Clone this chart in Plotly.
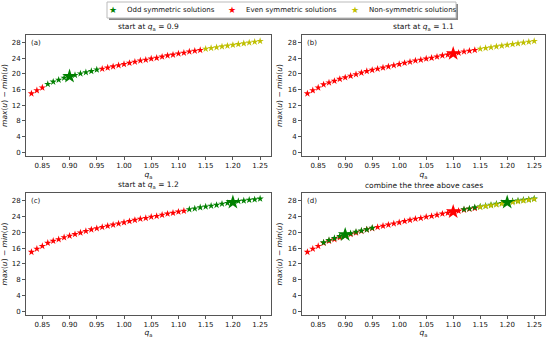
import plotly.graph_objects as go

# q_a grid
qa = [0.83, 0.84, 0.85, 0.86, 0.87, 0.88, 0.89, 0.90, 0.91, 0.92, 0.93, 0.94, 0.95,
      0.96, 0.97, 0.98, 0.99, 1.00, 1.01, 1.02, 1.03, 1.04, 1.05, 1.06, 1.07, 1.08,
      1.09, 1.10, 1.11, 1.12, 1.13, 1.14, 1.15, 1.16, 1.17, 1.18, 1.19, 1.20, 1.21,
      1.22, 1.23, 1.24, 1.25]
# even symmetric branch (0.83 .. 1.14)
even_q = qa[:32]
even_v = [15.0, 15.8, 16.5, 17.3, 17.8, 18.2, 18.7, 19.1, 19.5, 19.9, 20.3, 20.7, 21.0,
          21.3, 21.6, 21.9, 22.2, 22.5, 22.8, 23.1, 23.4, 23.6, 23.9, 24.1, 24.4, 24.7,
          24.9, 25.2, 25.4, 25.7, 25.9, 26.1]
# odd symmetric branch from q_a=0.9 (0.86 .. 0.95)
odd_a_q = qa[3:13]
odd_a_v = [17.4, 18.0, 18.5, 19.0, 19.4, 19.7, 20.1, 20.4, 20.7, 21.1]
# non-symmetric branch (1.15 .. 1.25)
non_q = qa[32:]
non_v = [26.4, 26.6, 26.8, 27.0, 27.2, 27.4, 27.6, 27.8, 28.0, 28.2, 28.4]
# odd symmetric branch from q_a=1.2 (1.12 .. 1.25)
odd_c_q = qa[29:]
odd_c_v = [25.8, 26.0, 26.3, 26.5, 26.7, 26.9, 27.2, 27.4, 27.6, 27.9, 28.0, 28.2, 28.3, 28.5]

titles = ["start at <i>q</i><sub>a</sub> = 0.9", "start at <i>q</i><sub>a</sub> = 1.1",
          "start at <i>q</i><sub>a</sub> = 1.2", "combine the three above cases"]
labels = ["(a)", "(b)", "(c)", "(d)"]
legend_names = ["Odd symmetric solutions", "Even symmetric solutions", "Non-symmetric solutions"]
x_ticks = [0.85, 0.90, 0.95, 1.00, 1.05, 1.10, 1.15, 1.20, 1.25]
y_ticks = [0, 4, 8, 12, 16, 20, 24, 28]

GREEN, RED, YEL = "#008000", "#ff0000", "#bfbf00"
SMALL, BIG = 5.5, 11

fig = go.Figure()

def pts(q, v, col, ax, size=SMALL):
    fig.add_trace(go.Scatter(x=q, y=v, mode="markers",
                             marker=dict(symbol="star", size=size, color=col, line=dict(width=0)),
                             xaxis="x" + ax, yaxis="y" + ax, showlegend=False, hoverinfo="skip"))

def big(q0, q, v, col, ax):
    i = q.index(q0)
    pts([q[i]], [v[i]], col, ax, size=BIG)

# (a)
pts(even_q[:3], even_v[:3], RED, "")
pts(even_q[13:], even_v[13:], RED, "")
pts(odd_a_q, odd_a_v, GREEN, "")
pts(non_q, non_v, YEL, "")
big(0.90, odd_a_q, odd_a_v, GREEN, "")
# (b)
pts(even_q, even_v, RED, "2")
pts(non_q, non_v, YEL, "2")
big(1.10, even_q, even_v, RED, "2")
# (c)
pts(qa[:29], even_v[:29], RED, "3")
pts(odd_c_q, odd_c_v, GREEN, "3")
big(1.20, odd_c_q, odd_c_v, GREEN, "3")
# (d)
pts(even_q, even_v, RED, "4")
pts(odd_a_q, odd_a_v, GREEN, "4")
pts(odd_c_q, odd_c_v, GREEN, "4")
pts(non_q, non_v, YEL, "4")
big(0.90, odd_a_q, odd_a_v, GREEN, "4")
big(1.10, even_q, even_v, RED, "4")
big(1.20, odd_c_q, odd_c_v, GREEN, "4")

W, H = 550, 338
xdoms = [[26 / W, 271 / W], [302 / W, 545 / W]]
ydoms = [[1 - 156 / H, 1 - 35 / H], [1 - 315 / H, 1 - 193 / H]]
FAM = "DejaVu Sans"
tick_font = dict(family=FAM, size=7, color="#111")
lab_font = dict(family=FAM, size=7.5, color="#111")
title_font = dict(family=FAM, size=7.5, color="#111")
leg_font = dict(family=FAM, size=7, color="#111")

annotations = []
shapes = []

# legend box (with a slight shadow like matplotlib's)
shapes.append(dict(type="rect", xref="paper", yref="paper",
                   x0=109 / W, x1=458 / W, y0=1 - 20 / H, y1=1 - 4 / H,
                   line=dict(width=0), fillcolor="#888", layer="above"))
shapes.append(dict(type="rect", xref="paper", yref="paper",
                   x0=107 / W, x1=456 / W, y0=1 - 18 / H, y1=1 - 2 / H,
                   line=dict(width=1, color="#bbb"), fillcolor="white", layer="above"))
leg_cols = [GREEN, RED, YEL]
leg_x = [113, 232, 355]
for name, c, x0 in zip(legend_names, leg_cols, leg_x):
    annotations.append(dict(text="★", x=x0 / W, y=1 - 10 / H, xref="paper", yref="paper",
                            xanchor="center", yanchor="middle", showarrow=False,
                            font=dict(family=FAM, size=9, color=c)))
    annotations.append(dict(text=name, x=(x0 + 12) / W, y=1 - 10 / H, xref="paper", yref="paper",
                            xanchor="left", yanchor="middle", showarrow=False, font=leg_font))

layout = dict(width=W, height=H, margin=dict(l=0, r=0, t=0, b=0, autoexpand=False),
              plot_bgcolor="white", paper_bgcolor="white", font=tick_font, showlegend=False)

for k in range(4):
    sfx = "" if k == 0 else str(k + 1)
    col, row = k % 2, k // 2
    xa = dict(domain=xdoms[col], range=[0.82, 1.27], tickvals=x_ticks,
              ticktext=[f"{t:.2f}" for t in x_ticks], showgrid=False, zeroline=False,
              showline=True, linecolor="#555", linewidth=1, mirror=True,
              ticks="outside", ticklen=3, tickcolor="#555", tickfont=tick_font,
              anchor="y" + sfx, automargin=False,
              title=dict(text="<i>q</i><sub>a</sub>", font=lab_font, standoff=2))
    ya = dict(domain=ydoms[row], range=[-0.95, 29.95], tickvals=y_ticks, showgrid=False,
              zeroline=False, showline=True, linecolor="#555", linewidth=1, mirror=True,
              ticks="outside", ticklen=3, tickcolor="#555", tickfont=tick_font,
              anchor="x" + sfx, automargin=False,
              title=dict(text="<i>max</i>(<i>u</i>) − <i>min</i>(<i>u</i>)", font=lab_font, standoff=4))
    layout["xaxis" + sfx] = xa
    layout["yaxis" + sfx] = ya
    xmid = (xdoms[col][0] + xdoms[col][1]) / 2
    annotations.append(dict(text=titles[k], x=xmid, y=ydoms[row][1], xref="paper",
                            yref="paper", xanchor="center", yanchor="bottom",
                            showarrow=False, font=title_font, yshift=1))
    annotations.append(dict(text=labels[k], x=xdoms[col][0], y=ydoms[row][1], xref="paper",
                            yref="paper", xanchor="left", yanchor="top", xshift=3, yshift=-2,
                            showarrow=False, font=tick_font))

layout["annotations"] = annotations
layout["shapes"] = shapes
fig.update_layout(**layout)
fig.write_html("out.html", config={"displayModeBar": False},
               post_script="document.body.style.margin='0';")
..............................
:: WHAT TO DO ::
In this exercise, set down all of the data exactly, without the pictures.

:: ANSWER TO THE PROBLEM ::
Clone this chart in Plotly.
import plotly.graph_objects as go

# q_a grid
qa = [0.83, 0.84, 0.85, 0.86, 0.87, 0.88, 0.89, 0.90, 0.91, 0.92, 0.93, 0.94, 0.95,
      0.96, 0.97, 0.98, 0.99, 1.00, 1.01, 1.02, 1.03, 1.04, 1.05, 1.06, 1.07, 1.08,
      1.09, 1.10, 1.11, 1.12, 1.13, 1.14, 1.15, 1.16, 1.17, 1.18, 1.19, 1.20, 1.21,
      1.22, 1.23, 1.24, 1.25]
# even symmetric branch (0.83 .. 1.14)
even_q = qa[:32]
even_v = [15.0, 15.8, 16.5, 17.3, 17.8, 18.2, 18.7, 19.1, 19.5, 19.9, 20.3, 20.7, 21.0,
          21.3, 21.6, 21.9, 22.2, 22.5, 22.8, 23.1, 23.4, 23.6, 23.9, 24.1, 24.4, 24.7,
          24.9, 25.2, 25.4, 25.7, 25.9, 26.1]
# odd symmetric branch from q_a=0.9 (0.86 .. 0.95)
odd_a_q = qa[3:13]
odd_a_v = [17.4, 18.0, 18.5, 19.0, 19.4, 19.7, 20.1, 20.4, 20.7, 21.1]
# non-symmetric branch (1.15 .. 1.25)
non_q = qa[32:]
non_v = [26.4, 26.6, 26.8, 27.0, 27.2, 27.4, 27.6, 27.8, 28.0, 28.2, 28.4]
# odd symmetric branch from q_a=1.2 (1.12 .. 1.25)
odd_c_q = qa[29:]
odd_c_v = [25.8, 26.0, 26.3, 26.5, 26.7, 26.9, 27.2, 27.4, 27.6, 27.9, 28.0, 28.2, 28.3, 28.5]

titles = ["start at <i>q</i><sub>a</sub> = 0.9", "start at <i>q</i><sub>a</sub> = 1.1",
          "start at <i>q</i><sub>a</sub> = 1.2", "combine the three above cases"]
labels = ["(a)", "(b)", "(c)", "(d)"]
legend_names = ["Odd symmetric solutions", "Even symmetric solutions", "Non-symmetric solutions"]
x_ticks = [0.85, 0.90, 0.95, 1.00, 1.05, 1.10, 1.15, 1.20, 1.25]
y_ticks = [0, 4, 8, 12, 16, 20, 24, 28]

GREEN, RED, YEL = "#008000", "#ff0000", "#bfbf00"
SMALL, BIG = 5.5, 11

fig = go.Figure()

def pts(q, v, col, ax, size=SMALL):
    fig.add_trace(go.Scatter(x=q, y=v, mode="markers",
                             marker=dict(symbol="star", size=size, color=col, line=dict(width=0)),
                             xaxis="x" + ax, yaxis="y" + ax, showlegend=False, hoverinfo="skip"))

def big(q0, q, v, col, ax):
    i = q.index(q0)
    pts([q[i]], [v[i]], col, ax, size=BIG)

# (a)
pts(even_q[:3], even_v[:3], RED, "")
pts(even_q[13:], even_v[13:], RED, "")
pts(odd_a_q, odd_a_v, GREEN, "")
pts(non_q, non_v, YEL, "")
big(0.90, odd_a_q, odd_a_v, GREEN, "")
# (b)
pts(even_q, even_v, RED, "2")
pts(non_q, non_v, YEL, "2")
big(1.10, even_q, even_v, RED, "2")
# (c)
pts(qa[:29], even_v[:29], RED, "3")
pts(odd_c_q, odd_c_v, GREEN, "3")
big(1.20, odd_c_q, odd_c_v, GREEN, "3")
# (d)
pts(even_q, even_v, RED, "4")
pts(odd_a_q, odd_a_v, GREEN, "4")
pts(odd_c_q, odd_c_v, GREEN, "4")
pts(non_q, non_v, YEL, "4")
big(0.90, odd_a_q, odd_a_v, GREEN, "4")
big(1.10, even_q, even_v, RED, "4")
big(1.20, odd_c_q, odd_c_v, GREEN, "4")

W, H = 550, 338
xdoms = [[26 / W, 271 / W], [302 / W, 545 / W]]
ydoms = [[1 - 156 / H, 1 - 35 / H], [1 - 315 / H, 1 - 193 / H]]
FAM = "DejaVu Sans"
tick_font = dict(family=FAM, size=7, color="#111")
lab_font = dict(family=FAM, size=7.5, color="#111")
title_font = dict(family=FAM, size=7.5, color="#111")
leg_font = dict(family=FAM, size=7, color="#111")

annotations = []
shapes = []

# legend box (with a slight shadow like matplotlib's)
shapes.append(dict(type="rect", xref="paper", yref="paper",
                   x0=109 / W, x1=458 / W, y0=1 - 20 / H, y1=1 - 4 / H,
                   line=dict(width=0), fillcolor="#888", layer="above"))
shapes.append(dict(type="rect", xref="paper", yref="paper",
                   x0=107 / W, x1=456 / W, y0=1 - 18 / H, y1=1 - 2 / H,
                   line=dict(width=1, color="#bbb"), fillcolor="white", layer="above"))
leg_cols = [GREEN, RED, YEL]
leg_x = [113, 232, 355]
for name, c, x0 in zip(legend_names, leg_cols, leg_x):
    annotations.append(dict(text="★", x=x0 / W, y=1 - 10 / H, xref="paper", yref="paper",
                            xanchor="center", yanchor="middle", showarrow=False,
                            font=dict(family=FAM, size=9, color=c)))
    annotations.append(dict(text=name, x=(x0 + 12) / W, y=1 - 10 / H, xref="paper", yref="paper",
                            xanchor="left", yanchor="middle", showarrow=False, font=leg_font))

layout = dict(width=W, height=H, margin=dict(l=0, r=0, t=0, b=0, autoexpand=False),
              plot_bgcolor="white", paper_bgcolor="white", font=tick_font, showlegend=False)

for k in range(4):
    sfx = "" if k == 0 else str(k + 1)
    col, row = k % 2, k // 2
    xa = dict(domain=xdoms[col], range=[0.82, 1.27], tickvals=x_ticks,
              ticktext=[f"{t:.2f}" for t in x_ticks], showgrid=False, zeroline=False,
              showline=True, linecolor="#555", linewidth=1, mirror=True,
              ticks="outside", ticklen=3, tickcolor="#555", tickfont=tick_font,
              anchor="y" + sfx, automargin=False,
              title=dict(text="<i>q</i><sub>a</sub>", font=lab_font, standoff=2))
    ya = dict(domain=ydoms[row], range=[-0.95, 29.95], tickvals=y_ticks, showgrid=False,
              zeroline=False, showline=True, linecolor="#555", linewidth=1, mirror=True,
              ticks="outside", ticklen=3, tickcolor="#555", tickfont=tick_font,
              anchor="x" + sfx, automargin=False,
              title=dict(text="<i>max</i>(<i>u</i>) − <i>min</i>(<i>u</i>)", font=lab_font, standoff=4))
    layout["xaxis" + sfx] = xa
    layout["yaxis" + sfx] = ya
    xmid = (xdoms[col][0] + xdoms[col][1]) / 2
    annotations.append(dict(text=titles[k], x=xmid, y=ydoms[row][1], xref="paper",
                            yref="paper", xanchor="center", yanchor="bottom",
                            showarrow=False, font=title_font, yshift=1))
    annotations.append(dict(text=labels[k], x=xdoms[col][0], y=ydoms[row][1], xref="paper",
                            yref="paper", xanchor="left", yanchor="top", xshift=3, yshift=-2,
                            showarrow=False, font=tick_font))

layout["annotations"] = annotations
layout["shapes"] = shapes
fig.update_layout(**layout)
fig.write_html("out.html", config={"displayModeBar": False},
               post_script="document.body.style.margin='0';")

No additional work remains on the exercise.